Prima di denunciare e di attaccare l'altro gruppo, bisogna prima definire il proprio, stabilire i criteri di appartenenza. Ho ribaltato in maniera paradossale, insieme a Brice Couturier, una questione in realtà seria, affermando che non esisteva una questione ebraica ma una questione goy (3), che il problema dell'identità era quello dell'appartenenza a una maggioranza e non quello dell'appartenenza a una minoranza. Questo è quel che esprime Pamiat, caricatura dei nazionalismi maggioritari: in URSS si sa più o meno cosa significa essere armeno, lituano, si sanno distinguere le nazionalità minoritarie della cittadinanza sovietica, ma come essere russi, come distinguere il Russo dal Sovietico? Stessa questione, evidentemente, per il Francese di Francia, disperatamente francese, senza che il minimo segno allogeno venga a distinguere la sua discendenza. Il nazionalismo, da qualsiasi parte provenga, è reazionario nel senso letterale del termine: cerca di rispondere con l'affermazione identitaria, con il radicamento nella terra e nel passato, all'angoscia delle antiche nazioni egemoniche. Da questo punto di vista, la Francia e la Russia si assomigliano, questi due Stati-Nazione che hanno fondato un immaginario collettivo sulla missione storica che a partire dalle rivoluzioni, si erano auto-attribuite. E l'una e l'altra si risvegliano alla fine di un sogno, cercando invano una nuova identità, una purezza del loro essere che sarebbe anteriore all'universalismo di un messaggio al giorno d'oggi caduco.

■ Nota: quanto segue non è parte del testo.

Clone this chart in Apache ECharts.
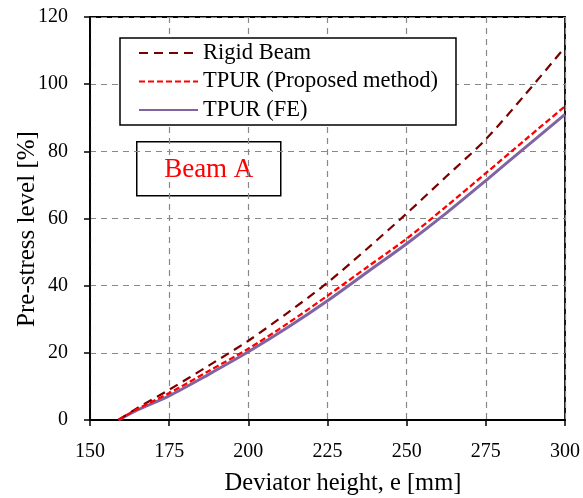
<!DOCTYPE html>
<html>
<head>
<meta charset="utf-8">
<script src="https://cdn.jsdelivr.net/npm/echarts@6/dist/echarts.min.js"></script>
<style>html,body{margin:0;padding:0;background:#fff}#c{width:583px;height:498px}</style>
</head>
<body>
<div id="c"></div>
<script>
var xValues = [159, 165, 175, 187.5, 200, 212.5, 225, 237.5, 250, 262.5, 275, 287.5, 300];
var rigidBeam = [0, 3.6, 9.0, 16.2, 23.6, 32.0, 40.9, 51.0, 61.5, 72.5, 83.6, 97.0, 111.0];
var tpurProposed = [0, 3.3, 8.0, 14.6, 21.2, 28.8, 37.0, 45.5, 54.0, 63.6, 73.5, 83.5, 93.4];
var tpurFE = [0, 3.0, 7.2, 13.6, 20.3, 27.6, 35.5, 44.0, 52.5, 61.6, 71.3, 81.2, 91.0];
var seriesNames = ['Rigid Beam', 'TPUR (Proposed method)', 'TPUR (FE)'];
var xTitle = 'Deviator height, e [mm]';
var yTitle = 'Pre-stress level [%]';
var boxLabel = 'Beam A';

function pairs(ys) { return xValues.map(function (x, i) { return [x, ys[i]]; }); }
var FONT = '"Liberation Serif", "Times New Roman", serif';

var chart = echarts.init(document.getElementById('c'), null, {renderer: 'canvas'});
chart.setOption({
  animation: false,
  backgroundColor: '#fff',
  grid: {left: 90, right: 17, top: 17, bottom: 78, show: true, borderColor: '#000', borderWidth: 1.8, backgroundColor: 'transparent'},
  xAxis: {
    type: 'value', min: 150, max: 300, interval: 25,
    axisLine: {show: true, onZero: false, lineStyle: {color: '#000', width: 1.8}},
    axisTick: {show: true, inside: false, length: 6, lineStyle: {color: '#000', width: 1.5}},
    axisLabel: {color: '#000', fontFamily: FONT, fontSize: 20, margin: 22},
    splitLine: {show: true, lineStyle: {color: '#888', type: [6, 5], width: 1.2}}
  },
  yAxis: {
    type: 'value', min: 0, max: 120, interval: 20,
    axisLine: {show: true, onZero: false, lineStyle: {color: '#000', width: 1.8}},
    axisTick: {show: true, inside: false, length: 6, lineStyle: {color: '#000', width: 1.5}},
    axisLabel: {color: '#000', fontFamily: FONT, fontSize: 20, margin: 22},
    splitLine: {show: true, lineStyle: {color: '#888', type: [6, 5], width: 1.2}}
  },
  legend: {
    orient: 'vertical', left: 120, top: 38,
    backgroundColor: '#fff', borderColor: '#000', borderWidth: 1.5,
    padding: [3.5, 18, 3.5, 18], itemWidth: 59, itemHeight: 14, itemGap: 5.5, itemTextGap: 6,
    itemStyle: {opacity: 0},
    textStyle: {color: '#000', fontFamily: FONT, fontSize: 22.5, lineHeight: 22},
    data: seriesNames
  },
  series: [
    {name: seriesNames[0], type: 'line', data: pairs(rigidBeam), smooth: 0.3, showSymbol: false, symbol: 'none',
     lineStyle: {color: '#7a0000', width: 2.2, type: [9, 6]}, itemStyle: {color: '#7a0000'}, z: 3},
    {name: seriesNames[1], type: 'line', data: pairs(tpurProposed), smooth: 0.3, showSymbol: false, symbol: 'none',
     lineStyle: {color: '#ff0000', width: 2.3, type: [6, 3]}, itemStyle: {color: '#ff0000'}, z: 4},
    {name: seriesNames[2], type: 'line', data: pairs(tpurFE), smooth: 0.3, showSymbol: false, symbol: 'none',
     lineStyle: {color: '#8064a2', width: 3, type: 'solid'}, itemStyle: {color: '#8064a2'}, z: 2}
  ],
  graphic: [
    {type: 'group', left: 136, top: 141, children: [
      {type: 'rect', shape: {x: 0, y: 0, width: 144, height: 54}, style: {fill: '#fff', stroke: '#000', lineWidth: 1.5}},
      {type: 'text', x: 72, y: 28, style: {text: boxLabel, fill: '#ff0000', font: '27px ' + FONT, align: 'center', verticalAlign: 'middle'}}
    ]},
    {type: 'text', x: 343, y: 484, style: {text: xTitle, fill: '#000', font: '24.5px ' + FONT, align: 'center', verticalAlign: 'middle'}},
    {type: 'text', x: 27, y: 229, rotation: Math.PI / 2, style: {text: yTitle, fill: '#000', font: '25px ' + FONT, align: 'center', verticalAlign: 'middle'}}
  ]
});
</script>
</body>
</html>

(traduzione di Elena Petrassi
da La règle du jeu, n. 3, gennaio 1991)

1) Morand ha fatto una classificazione degli Orientali, dai Levantini ai Cinesi, dando come comune denominatore una furbizia che rende pericoloso ogni viaggio a est di Atene. Quanto agli ebrei, essi hanno la particolarità di pullulare in alcune città, specialmente a New York. L'Americano, infine è un bambinone un po' incapace di levarsi al di sopra del suolo, così che Paul Morand prediceva, qualche anno prima della guerra, che gli Stati Uniti non avrebbero mai avuto una aviazione militare.

2) Nel 1788, l'accademia di Metz coronò l'abate Grègoire per il suo saggio sulla rigenerazione fisica, morale e politica degli ebrei. In quest'opera, Grégoire risponde a diverse idee, affermando che le donne ebree non sono fatalmente ninfomani, pur avendo una natura generosa, e che contrariamente ai luoghi comuni, gli uomini ebrei non hanno le mestruazioni. Il testo risponde evidentemente anche alle affermazioni più classiche concernenti il denaro, la religione e l'Alleanza.

3) Riflessioni sulla questione goy, Luogo comune 1988.